C H A P T E R  V

At Rio – Sail for Antonina with mixed cargo – A pampeiro – Ship on beam-ends – Cargo still more mixed – Topgallant-masts carried away – Arrive safely at Antonina
THE cargo was at last delivered, and no one made ill over it. A change of rats also was made; at Rio those we brought in gave place to others from the Dom Pedro Docks where we moored. Fleas, too, skipped about in the hay as happy as larks, and nearly as big; and all the other live stock that we brought from Rosario, goodness knows of what kind and kith, arrived well and sound from over the water, notwithstanding the fumigations and fuss made at the quarantine.

Had the little microbes been with us indeed, the Brazilians would not have turned us away as they did, from the doors of an hospital! for they are neither a cruel nor cowardly people. To turn sickness away would be cruel and stupid, to say the least! What we were expelled for I have already explained.

After being so long in gloomy circumstances we felt like making the most of pleasant Rio! Therefore on the first fine day after being docked, we sallied out in quest of city adventure, and brought up first in Ouvidor – the Broadway of Rio, where my wife bought a tall hat, which I saw nights looming up like a dreadful stack of hay, the innocent cause of much trouble to me, and I declared, by all the great islands – in my dreams – that go back with it I would not, but would pitch it, first, into the sea.

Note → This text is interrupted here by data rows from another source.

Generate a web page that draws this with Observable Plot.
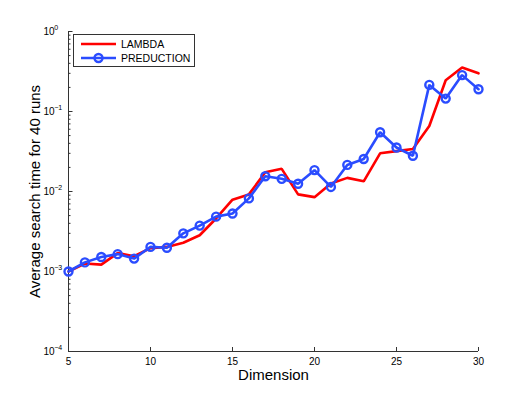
<!DOCTYPE html>
<html>
<head>
<meta charset="utf-8">
<script src="https://cdn.jsdelivr.net/npm/d3@7"></script>
<script src="https://cdn.jsdelivr.net/npm/@observablehq/plot@0.6"></script>
<style>
  body { margin: 0; background: #fff; }
  #wrap { position: relative; width: 527px; height: 396px; font-family: "Liberation Sans", Arial, sans-serif; }
  #legend { position: absolute; left: 73px; top: 34px; width: 120px; height: 31px; border: 1px solid #333; background: #fff; }
  #legend .row { position: absolute; left: 0; height: 14px; display: flex; align-items: center; }
  #legend .row span { font-size: 10.5px; color: #000; margin-left: 5px; line-height: 14px; }
</style>
</head>
<body>
<div id="wrap"><div id="chart"></div><div id="legend"></div></div>
<script>
const dims = [5,6,7,8,9,10,11,12,13,14,15,16,17,18,19,20,21,22,23,24,25,26,27,28,29,30];
const lambda = [1.0e-3,1.26e-3,1.22e-3,1.7e-3,1.55e-3,1.96e-3,2.03e-3,2.29e-3,2.84e-3,4.6e-3,7.9e-3,9.2e-3,1.74e-2,1.92e-2,9.2e-3,8.5e-3,1.26e-2,1.48e-2,1.34e-2,3.0e-2,3.2e-2,3.4e-2,6.6e-2,0.246,0.354,0.30];
const preduction = [1.0e-3,1.30e-3,1.52e-3,1.65e-3,1.45e-3,2.03e-3,1.98e-3,3.0e-3,3.75e-3,4.85e-3,5.3e-3,8.2e-3,1.55e-2,1.44e-2,1.25e-2,1.85e-2,1.14e-2,2.15e-2,2.55e-2,5.5e-2,3.55e-2,2.8e-2,0.215,0.145,0.285,0.19];
const seriesNames = ["LAMBDA", "PREDUCTION"];
const seriesColors = ["#ff0000", "#2a4cff"];
const xTicks = [5,10,15,20,25,30];
const yExps = [-4,-3,-2,-1,0];
const minorMultipliers = [2,3,4,5,6,7,8,9];
const xTitle = "Dimension";
const yTitle = "Average search time for 40 runs";

const yMajor = yExps.map(e => Math.pow(10, e));
const yMinor = yExps.slice(0, -1).flatMap(e => minorMultipliers.map(m => m * Math.pow(10, e)));

const rowsL = dims.map((d, i) => ({series: seriesNames[0], x: d, y: lambda[i]}));
const rowsP = dims.map((d, i) => ({series: seriesNames[1], x: d, y: preduction[i]}));

const axisColor = "#333";

const chart = Plot.plot({
  width: 527,
  height: 396,
  marginLeft: 68,
  marginRight: 49,
  marginTop: 31,
  marginBottom: 45,
  style: {fontFamily: "'Liberation Sans', Arial, sans-serif", fontSize: "10px", background: "#fff", color: "#000", overflow: "visible"},
  x: {domain: [5, 30], label: null},
  y: {type: "log", domain: [1e-4, 1], label: null},
  marks: [
    Plot.ruleX([xTicks[0]], {stroke: axisColor}),
    Plot.ruleY([yMajor[0]], {stroke: axisColor}),
    Plot.axisX(xTicks, {tickSize: -4, tickPadding: 10, stroke: axisColor, fill: "#000", tickFormat: d => String(d)}),
    Plot.axisY(yMinor, {tickSize: -2.5, stroke: axisColor, fill: "none"}),
    Plot.axisY(yMajor, {tickSize: -4.5, tickPadding: 18.5, stroke: axisColor, fill: "#000", tickFormat: () => "10"}),
    Plot.text(yExps, {
      y: e => Math.pow(10, e), frameAnchor: "left", dx: -14.3, dy: -4.2,
      text: e => (e < 0 ? "\u2212" + Math.abs(e) : String(e)),
      textAnchor: "start", fontSize: 7, fill: "#000"
    }),
    Plot.line(rowsL, {x: "x", y: "y", stroke: seriesColors[0], strokeWidth: 2.6, strokeLinejoin: "miter"}),
    Plot.line(rowsP, {x: "x", y: "y", stroke: seriesColors[1], strokeWidth: 2.6, strokeLinejoin: "miter"}),
    Plot.dot(rowsP, {x: "x", y: "y", r: 4, stroke: seriesColors[1], strokeWidth: 2.4, fill: "none"}),
    Plot.text([xTitle], {frameAnchor: "bottom", dy: 28, fontSize: 15, fill: "#000"}),
    Plot.text([yTitle], {frameAnchor: "left", textAnchor: "middle", rotate: -90, dx: -33, fontSize: 15, fill: "#000"})
  ]
});
document.getElementById("chart").appendChild(chart);

// Legend (MATLAB-style, inside the axes)
const legend = document.getElementById("legend");
seriesNames.forEach((name, i) => {
  const row = document.createElement("div");
  row.className = "row";
  row.style.top = (i === 0 ? 2 : 15.5) + "px";
  row.style.left = "7px";
  const svg = d3.create("svg").attr("width", 35).attr("height", 14);
  svg.append("line").attr("x1", 0).attr("x2", 35).attr("y1", 7).attr("y2", 7)
    .attr("stroke", seriesColors[i]).attr("stroke-width", 2.6);
  if (i === 1) {
    svg.append("circle").attr("cx", 17.5).attr("cy", 7).attr("r", 4)
      .attr("stroke", seriesColors[i]).attr("stroke-width", 2.4).attr("fill", "none");
  }
  row.appendChild(svg.node());
  const label = document.createElement("span");
  label.textContent = name;
  row.appendChild(label);
  legend.appendChild(row);
});
</script>
</body>
</html>
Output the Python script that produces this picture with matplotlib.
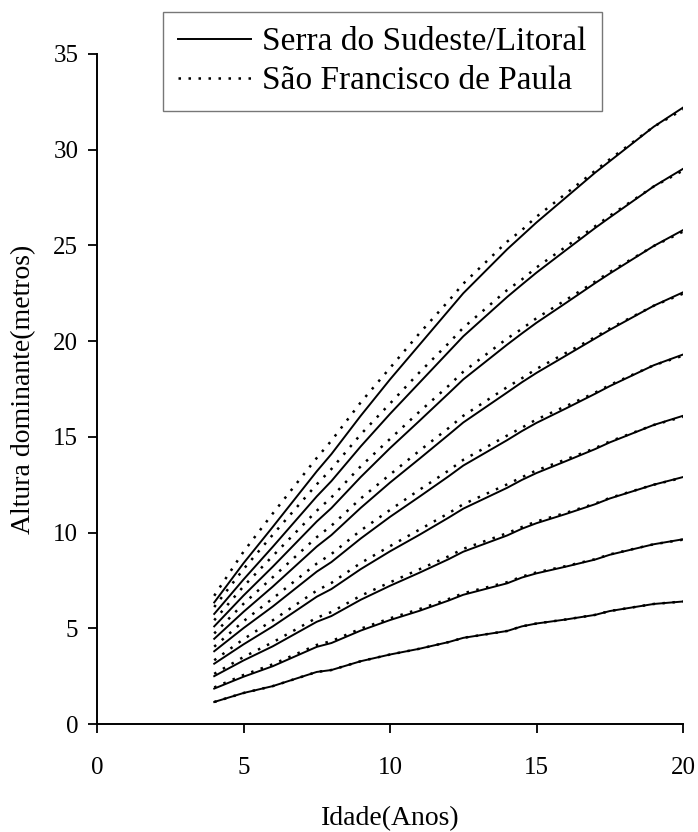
import matplotlib
matplotlib.use("Agg")
import matplotlib.pyplot as plt

plt.rcParams["font.family"] = ["Liberation Serif", "DejaVu Serif"]

# Ages (years) at which the dominant-height curves are tabulated
ages = [4, 5, 6, 7.5, 8, 9, 10, 11, 12, 12.5, 14, 14.5, 15, 16, 17, 17.5, 19, 20]

# Serra do Sudeste/Litoral: dominant height (m), one row per site class
serra_rows = [
    [1.15, 1.62, 1.98, 2.72, 2.82, 3.28, 3.63, 3.93, 4.28, 4.50, 4.86, 5.10, 5.25, 5.46, 5.70, 5.90, 6.27, 6.40],
    [1.85, 2.47, 3.02, 4.03, 4.23, 4.88, 5.43, 5.91, 6.45, 6.75, 7.35, 7.65, 7.87, 8.22, 8.59, 8.84, 9.39, 9.65],
    [2.50, 3.32, 4.06, 5.34, 5.64, 6.49, 7.22, 7.90, 8.61, 9.00, 9.85, 10.20, 10.49, 10.97, 11.48, 11.78, 12.50, 12.90],
    [3.15, 4.16, 5.10, 6.65, 7.05, 8.09, 9.02, 9.88, 10.78, 11.25, 12.34, 12.75, 13.11, 13.73, 14.36, 14.71, 15.62, 16.10],
    [3.80, 5.01, 6.14, 7.96, 8.46, 9.69, 10.82, 11.87, 12.94, 13.50, 14.83, 15.30, 15.73, 16.48, 17.25, 17.65, 18.74, 19.30],
    [4.45, 5.86, 7.18, 9.27, 9.87, 11.29, 12.61, 13.85, 15.11, 15.75, 17.32, 17.85, 18.34, 19.24, 20.14, 20.59, 21.85, 22.55],
    [5.10, 6.71, 8.22, 10.58, 11.28, 12.90, 14.41, 15.83, 17.27, 18.00, 19.82, 20.40, 20.96, 21.99, 23.03, 23.53, 24.97, 25.80],
    [5.75, 7.55, 9.26, 11.89, 12.69, 14.50, 16.20, 17.82, 19.44, 20.25, 22.31, 22.95, 23.58, 24.75, 25.91, 26.46, 28.08, 29.00],
    [6.35, 8.40, 10.30, 13.20, 14.10, 16.10, 18.00, 19.80, 21.60, 22.50, 24.80, 25.50, 26.20, 27.50, 28.80, 29.40, 31.20, 32.20],
]

# São Francisco de Paula: dominant height (m), one row per site class
sfp_rows = [
    [1.15, 1.62, 1.98, 2.72, 2.82, 3.28, 3.63, 3.93, 4.28, 4.50, 4.86, 5.10, 5.25, 5.46, 5.70, 5.90, 6.27, 6.40],
    [1.91, 2.56, 3.12, 4.13, 4.33, 4.98, 5.52, 6.00, 6.53, 6.83, 7.41, 7.70, 7.92, 8.25, 8.61, 8.86, 9.39, 9.63],
    [2.62, 3.50, 4.27, 5.55, 5.85, 6.70, 7.40, 8.08, 8.76, 9.15, 9.97, 10.29, 10.58, 11.03, 11.51, 11.81, 12.50, 12.87],
    [3.33, 4.43, 5.42, 6.97, 7.37, 8.41, 9.29, 10.15, 11.01, 11.48, 12.52, 12.89, 13.25, 13.82, 14.41, 14.76, 15.62, 16.05],
    [4.04, 5.37, 6.56, 8.38, 8.88, 10.11, 11.18, 12.23, 13.24, 13.80, 15.07, 15.48, 15.91, 16.60, 17.31, 17.71, 18.74, 19.24],
    [4.73, 6.28, 7.67, 9.76, 10.36, 11.78, 13.03, 14.27, 15.46, 16.10, 17.60, 18.06, 18.55, 19.38, 20.21, 20.66, 21.85, 22.48],
    [5.42, 7.19, 8.78, 11.14, 11.84, 13.46, 14.89, 16.31, 17.67, 18.40, 20.14, 20.64, 21.20, 22.15, 23.11, 23.61, 24.97, 25.72],
    [6.11, 8.09, 9.89, 12.52, 13.32, 15.13, 16.74, 18.36, 19.89, 20.70, 22.67, 23.22, 23.85, 24.93, 26.00, 26.55, 28.08, 28.91],
    [6.70, 9.00, 11.00, 13.90, 14.80, 16.80, 18.60, 20.40, 22.10, 23.00, 25.20, 25.80, 26.50, 27.70, 28.90, 29.50, 31.20, 32.10],
]

series_labels = ["Serra do Sudeste/Litoral", "São Francisco de Paula"]
x_ticks = [0, 5, 10, 15, 20]
y_ticks = [0, 5, 10, 15, 20, 25, 30, 35]

fig = plt.figure(figsize=(6.98, 8.32), dpi=100)
ax = fig.add_axes([0.139, 0.1298, 0.8395, 0.8053])

dot_style = dict(color="black", lw=1.8, linestyle=(0, (1.0, 3.0)))
solid_style = dict(color="black", lw=1.4, linestyle="-")

for i, row in enumerate(sfp_rows):
    ax.plot(ages, row, label=series_labels[1] if i == 0 else None, **dot_style)
for i, row in enumerate(serra_rows):
    ax.plot(ages, row, label=series_labels[0] if i == 0 else None, **solid_style)

ax.set_xlim(0, 20)
ax.set_ylim(0, 35)
ax.set_xticks(x_ticks)
ax.set_yticks(y_ticks)
ax.tick_params(direction="out", length=6.5, width=1.3, labelsize=18)
ax.tick_params(axis="y", pad=7)
ax.tick_params(axis="x", pad=17)
for side in ("top", "right"):
    ax.spines[side].set_visible(False)
for side in ("left", "bottom"):
    ax.spines[side].set_linewidth(1.4)

ax.set_xlabel("Idade(Anos)", fontsize=20, labelpad=20)
ax.set_ylabel("Altura dominante(metros)", fontsize=20, labelpad=12)

handles, labels = ax.get_legend_handles_labels()
order = [labels.index(series_labels[0]), labels.index(series_labels[1])]
leg = fig.legend([handles[j] for j in order], [labels[j] for j in order],
                 loc="upper left", bbox_to_anchor=(163 / 698, 1 - 12 / 832),
                 fontsize=24, frameon=True, fancybox=False, framealpha=1,
                 edgecolor="#777777", handlelength=2.2, handletextpad=0.33,
                 borderpad=0.45, labelspacing=0.25, borderaxespad=0)
leg.get_frame().set_linewidth(1.0)

fig.savefig("out.png", dpi=100)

I get nervous on the question of quarantines. 1 visit tne famous Botanical Gardens with my family, and I tremble with fear lest we are fumigated at some station on the way. However, our time at Rio is pleasantly spent in the main, and on the first day of June we set sail once more for Paranagua and Antonina of pleasant recollections; partly laden with flour, kerosene, pitch, tar, rosin and wine, three pianos, I remember, and one steam engine and boiler, all as ballast; "freight free," so the bill of lading read, and further, that the ship should "not be responsible for leakage, breakage, or rust." This clause was well for the ship, as one of those wild pampeiros overtook her, on the voyage, throwing her violently on her beam-ends, and shaking the motley cargo into a confused and mixed-up mess. The vessel remaining tight, however, no very serious damage was done, and she righted herself after a while, but without her lofty topgallant-masts, which went with a crash at the first blast of the tempest.

This incident made a profound impression on Garfield. He happened to be on deck when the masts were carried away, but managed to scamper off without getting hurt Whenever a vessel hove in sight after that having a broken spar or a torn sail, it was "a pampeiroed ship."

The storm, though short, was excessively severe, and swept over Paranagua and Antonina with unusual violence. The owner of the pianos, I was told, prayed for us, and regretted that his goods were not insured. But when they were landed, not much the worse for their tossing about, old Strichine, the owner (that was his name or near that, strychnine the boys called him, because his singing was worse than "rough on rats," they said, a bit of juvenile wit that the artist very sensibly let pass unheeded), declared that the ship was a good one, and that her captain was a good pilot; and as neither freight nor insurance had bccn paid, he and his wife would feast us on music; having learned that I especially was fond of it. They had screeched operas for a lifetime in Italy, but I didn't care for that. As arranged, therefore, I was on deck at the appointed time and place, to stay at all hazards.

The pianos, as I had fully expected, were fearfully out of tune – suffering, I should say, from the effects of seasickness!

So much so that I shall always believe this opportunity was seized upon by the artist to avenge the damage to his instruments, which, indeed, I could not avert, in the storm that we passed through. The good Strichine and his charming wife were astonished at the number of opera airs I could name. And they tried to persuade me to sing I1 Trovatore; but concluding that damage enough had already been done, I refrained, that is, I refracted my song.